┌────────

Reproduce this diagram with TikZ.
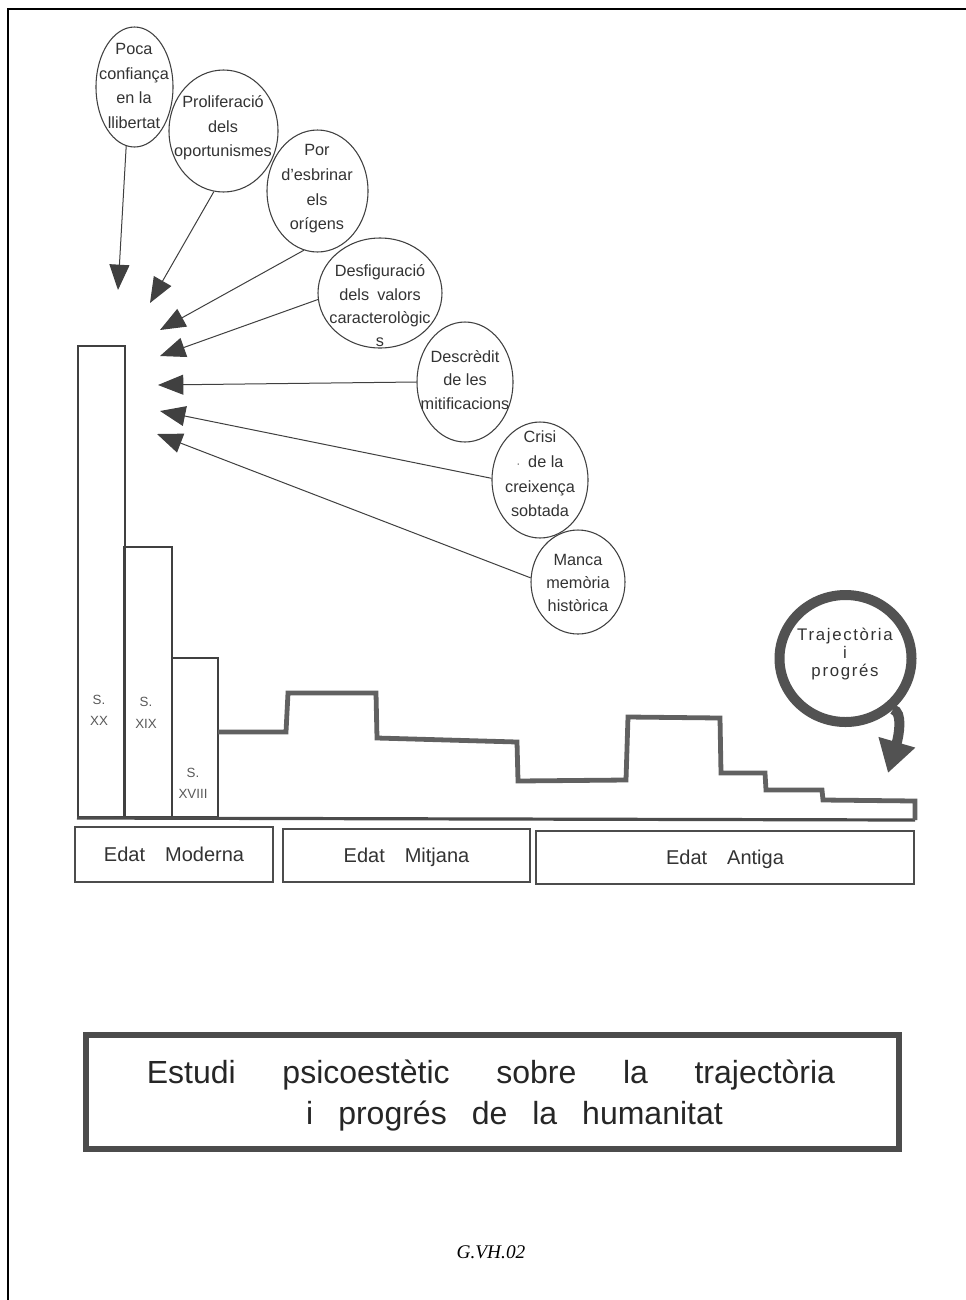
\documentclass[tikz,border=0pt]{standalone}
\usepackage{fontspec}
\setmainfont{Liberation Sans}
\newfontfamily\sigfont{Liberation Serif}
\newfontfamily\spacedfont{Liberation Sans}[LetterSpace=10]
\usetikzlibrary{shapes.geometric,arrows.meta}
\begin{document}
\begin{tikzpicture}[x=0.75pt,y=-0.75pt,
  bub/.style={ellipse,draw=black!75,line width=0.8pt,inner sep=0pt},
  bsz/.style 2 args={minimum width=#1*0.75pt,minimum height=#2*0.75pt},
  btxt/.style={align=center,inner sep=0pt,text=black!80,font=\fontsize{12.2pt}{18.5pt}\selectfont},
  arr/.style={draw=black!75,line width=0.75pt,-{Triangle[length=19pt,width=15pt]}},
  bar/.style={draw=black!75,line width=2.2pt},
  stepln/.style={draw=black!62,line width=3.6pt,line join=miter},
  barlbl/.style={align=center,inner sep=0pt,text=black!65,font=\fontsize{10pt}{16pt}\selectfont},
  erabox/.style={draw=black!70,line width=0.9pt,inner sep=0pt,text height=12pt,text depth=1pt,text=black!80,font=\fontsize{15pt}{18pt}\selectfont},
  ringnode/.style={ellipse,draw=black!68,line width=7.5pt,inner sep=0pt},
  ringarr/.style={draw=black!68,line width=7.5pt,-{Triangle[length=24pt,width=27pt]}},
  ringtxt/.style={align=center,inner sep=0pt,text=black!80,font=\spacedfont\fontsize{12.6pt}{13.2pt}\selectfont},
  titlebox/.style={draw=black!70,line width=4.5pt,inner sep=0pt},
  titletxt/.style={inner sep=0pt,text=black!85,font=\fontsize{24pt}{29pt}\selectfont},
  sig/.style={inner sep=0pt,font=\sigfont\itshape\fontsize{14.5pt}{17pt}\selectfont}
]
\useasboundingbox[fill=white] (0,0) rectangle (966,1300);
% outer frame
\draw[line width=2.2pt] (8,1320) -- (8,9) -- (990,9);

% bubbles
\node[bub,bsz={77}{120}] (c1) at (134.5,87) {};
\node[bub,bsz={109}{122}] (c2) at (223.5,131) {};
\node[bub,bsz={101}{122}] (c3) at (317.5,191) {};
\node[bub,bsz={124}{110}] (c4) at (380,293) {};
\node[bub,bsz={96}{120}] (c5) at (465,382) {};
\node[bub,bsz={96}{116}] (c6) at (540,480) {};
\node[bub,bsz={94}{104}] (c7) at (578,582) {};

\node[btxt] (c1t) at (134,86) {Poca\\confiança\\en la\\llibertat};
\node[btxt] (c2t) at (223,128) {Proliferació\\dels\\oportunismes};
\node[btxt] (c3t) at (317,189) {Por\\d'esbrinar\\els\\orígens};
\node[btxt,font=\fontsize{12.2pt}{17.5pt}\selectfont] (c4t) at (380,306) {Desfiguració\\dels\enspace valors\\caracterològic\\s};
\node[btxt,font=\fontsize{12.2pt}{17.5pt}\selectfont] (c5t) at (465,380) {Descrèdit\\de les\\mitificacions};
\node[btxt] (c6t) at (540,474) {Crisi\\{\footnotesize·}\enspace de la\\creixença\\sobtada};
\node[btxt,font=\fontsize{12.2pt}{17pt}\selectfont] (c7t) at (578,583) {Manca\\memòria\\històrica};

% arrow tips
\coordinate (t1) at (118,290);
\coordinate (t2) at (150,303);
\coordinate (t3) at (160,330);
\coordinate (t4) at (160,356);
\coordinate (t5) at (158,385);
\coordinate (t6) at (160,411);
\coordinate (t7) at (157,434);

\draw[arr] (c1.262) -- (t1);
\draw[arr] (c2.261) -- (t2);
\draw[arr] (c3.257) -- (t3);
\draw[arr] (c4.186) -- (t4);
\draw[arr] (c5.180) -- (t5);
\draw[arr] (c6.178) -- (t6);
\draw[arr] (c7.175) -- (t7);

% bars
\draw[bar] (78,346) rectangle (125,817);
\draw[bar] (124,547) rectangle (172,817);
\draw[bar] (172,658) rectangle (218,817);
\node[barlbl] (b1) at (99,710) {S.\\XX};
\node[barlbl] (b2) at (146,713) {S.\\XIX};
\node[barlbl] (b3) at (193,783) {S.\\XVIII};

% baseline
\draw[draw=black!70,line width=2.4pt] (77,818) -- (915,820);
% step line
\draw[stepln] (218,732) -- (286,732) -- (288,693) -- (376,693) -- (377,738)
  -- (517,742) -- (518,781) -- (626,780) -- (628,717) -- (720,718) -- (721,773)
  -- (765,773) -- (766,790) -- (822,790) -- (823,800) -- (915,801) -- (915,820);

% trajectory ring
\node[ringnode,bsz={132}{127}] (traj) at (845.5,658.5) {};
\node[ringtxt] (trajt) at (845,654) {Trajectòria\\i\\progrés};
\coordinate (tipR) at (888,773);
\draw[ringarr] (traj.-47) .. controls (903,712) and (899,735) .. (tipR);

% era boxes
\node[erabox,bsz={198}{55}] (e1) at (174,854.5) {Edat\quad Moderna};
\node[erabox,bsz={247}{53}] (e2) at (406.5,855.5) {Edat\quad Mitjana};
\node[erabox,bsz={378}{53}] (e3) at (725,857.5) {Edat\quad Antiga};

% title
\node[titlebox,bsz={813}{114}] (tb) at (492.5,1092) {};
\node[titletxt] (tl1) at (491,1075) {Estudi\hspace{35pt}psicoestètic\hspace{35pt}sobre\hspace{35pt}la\hspace{35pt}trajectòria};
\node[titletxt] (tl2) at (514.5,1116) {i\hspace{18.75pt}progrés\hspace{18.75pt}de\hspace{18.75pt}la\hspace{18.75pt}humanitat};

\node[sig] (sg) at (491,1252) {G.VH.02};
\end{tikzpicture}
\end{document}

└────────

◆ **YOUR TASK**:
Restate exactly, please, only the lines between the start of the data and the line containing "(8,9) -- (990,9);", both ends included, skipping the pictures.

◆ **TASK SOLUTION**:
Reproduce this diagram with TikZ.
\documentclass[tikz,border=0pt]{standalone}
\usepackage{fontspec}
\setmainfont{Liberation Sans}
\newfontfamily\sigfont{Liberation Serif}
\newfontfamily\spacedfont{Liberation Sans}[LetterSpace=10]
\usetikzlibrary{shapes.geometric,arrows.meta}
\begin{document}
\begin{tikzpicture}[x=0.75pt,y=-0.75pt,
  bub/.style={ellipse,draw=black!75,line width=0.8pt,inner sep=0pt},
  bsz/.style 2 args={minimum width=#1*0.75pt,minimum height=#2*0.75pt},
  btxt/.style={align=center,inner sep=0pt,text=black!80,font=\fontsize{12.2pt}{18.5pt}\selectfont},
  arr/.style={draw=black!75,line width=0.75pt,-{Triangle[length=19pt,width=15pt]}},
  bar/.style={draw=black!75,line width=2.2pt},
  stepln/.style={draw=black!62,line width=3.6pt,line join=miter},
  barlbl/.style={align=center,inner sep=0pt,text=black!65,font=\fontsize{10pt}{16pt}\selectfont},
  erabox/.style={draw=black!70,line width=0.9pt,inner sep=0pt,text height=12pt,text depth=1pt,text=black!80,font=\fontsize{15pt}{18pt}\selectfont},
  ringnode/.style={ellipse,draw=black!68,line width=7.5pt,inner sep=0pt},
  ringarr/.style={draw=black!68,line width=7.5pt,-{Triangle[length=24pt,width=27pt]}},
  ringtxt/.style={align=center,inner sep=0pt,text=black!80,font=\spacedfont\fontsize{12.6pt}{13.2pt}\selectfont},
  titlebox/.style={draw=black!70,line width=4.5pt,inner sep=0pt},
  titletxt/.style={inner sep=0pt,text=black!85,font=\fontsize{24pt}{29pt}\selectfont},
  sig/.style={inner sep=0pt,font=\sigfont\itshape\fontsize{14.5pt}{17pt}\selectfont}
]
\useasboundingbox[fill=white] (0,0) rectangle (966,1300);
% outer frame
\draw[line width=2.2pt] (8,1320) -- (8,9) -- (990,9);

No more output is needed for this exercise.